Based on the recognition accuracy rates of different student facial expression recognition methods listed in Table 2, across three datasets (Standardized Expression Database CK+, Natural Classroom Recordings, and Simulated Dataset), the following analysis and conclusions can be drawn. For the Standardized Expression Database CK+, the proposed method performed the best, with a recognition accuracy of 98.22%. This demonstrates our method's significant advantage under standardized conditions compared to other existing methods. Compared to the second-highest accuracy rate (93.98% of CBAM), the proposed method shows an improvement of over 4 percentage points. In the more realistic setting of natural classroom recordings, the proposed method also exhibited superior performance, leading with a recognition accuracy of 89.87%. This result indicates that even in complex and variable real-world environments, the proposed method remains robust and applicable. XLNet-Att is in second place with an 84.52% accuracy, and the proposed method has an improvement of over 5 percentage points relative to XLNet-Att. On the simulated dataset, the proposed method again leads with an accuracy rate of 87.32%, with XLNet-Att closely following at a high accuracy rate of 92.38%. The gap between the proposed method and XLNet-Att is small, but the proposed method still maintains the lead.

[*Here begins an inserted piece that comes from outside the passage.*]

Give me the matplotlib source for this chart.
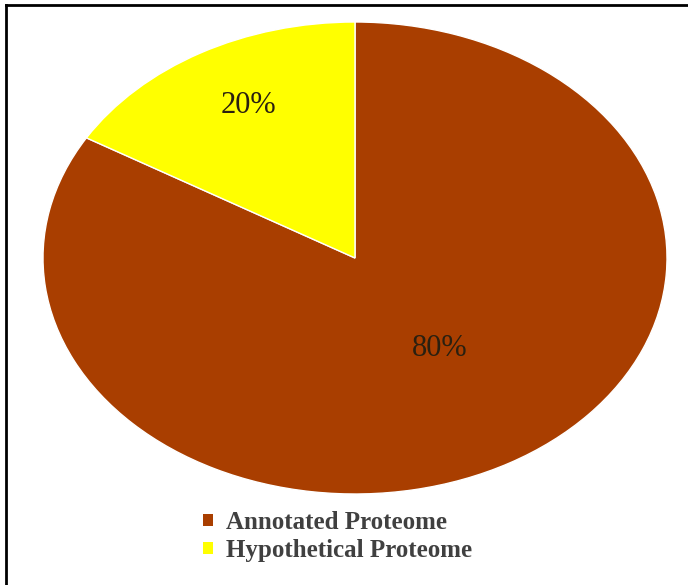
import matplotlib
matplotlib.use("Agg")
import matplotlib.pyplot as plt
from matplotlib.lines import Line2D
from matplotlib.patches import Patch

categories = ["Annotated Proteome", "Hypothetical Proteome"]
shares = [83.5, 16.5]
pct_labels = ["80%", "20%"]
colors = ["#A93E00", "#FFFF00"]

fig = plt.figure(figsize=(6.88, 5.85), dpi=100)
ax = fig.add_axes([43/688, 1-494/585, 624/688, 472/585])

wedges, _ = ax.pie(shares, colors=colors, startangle=90, counterclock=False,
                   wedgeprops=dict(edgecolor="white", linewidth=1))
ax.set_aspect("auto")
ax.set_xlim(-1, 1)
ax.set_ylim(-1, 1)
ax.axis("off")

label_pos = [(0.272, -0.385), (-0.340, 0.645)]
for (x, y), t in zip(label_pos, pct_labels):
    ax.text(x, y, t, ha="center", va="center", fontsize=22,
            family="Liberation Serif", color="#2a2010")

handles = [Patch(facecolor=c, edgecolor="none") for c in colors]
fig.legend(handles, categories, loc="center left", bbox_to_anchor=(0.295, 0.083),
           frameon=False, borderpad=0, borderaxespad=0,
           handlelength=0.42, handleheight=0.42, handletextpad=0.5,
           labelspacing=0.2,
           prop=dict(family="Liberation Serif", weight="bold", size=18),
           labelcolor="#404040")

# frame lines (top and left)
fig.add_artist(Line2D([6/688, 1], [1-5/585, 1-5/585], transform=fig.transFigure,
                      color="black", linewidth=2.0))
fig.add_artist(Line2D([6/688, 6/688], [0, 1-5/585], transform=fig.transFigure,
                      color="black", linewidth=2.0))

fig.savefig("out.png", dpi=100)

From the data presented, it is evident that the proposed method significantly outperforms other comparative methods across all datasets. This validates the effectiveness of the optimizations in preprocessing and feature extraction in our study, as well as the efficacy of the multi-attention fusion network in capturing the dynamic changes of facial expressions. Moreover, the ability of the proposed method to maintain high recognition accuracy in both real and simulated environments further indicates its robustness and wide applicability.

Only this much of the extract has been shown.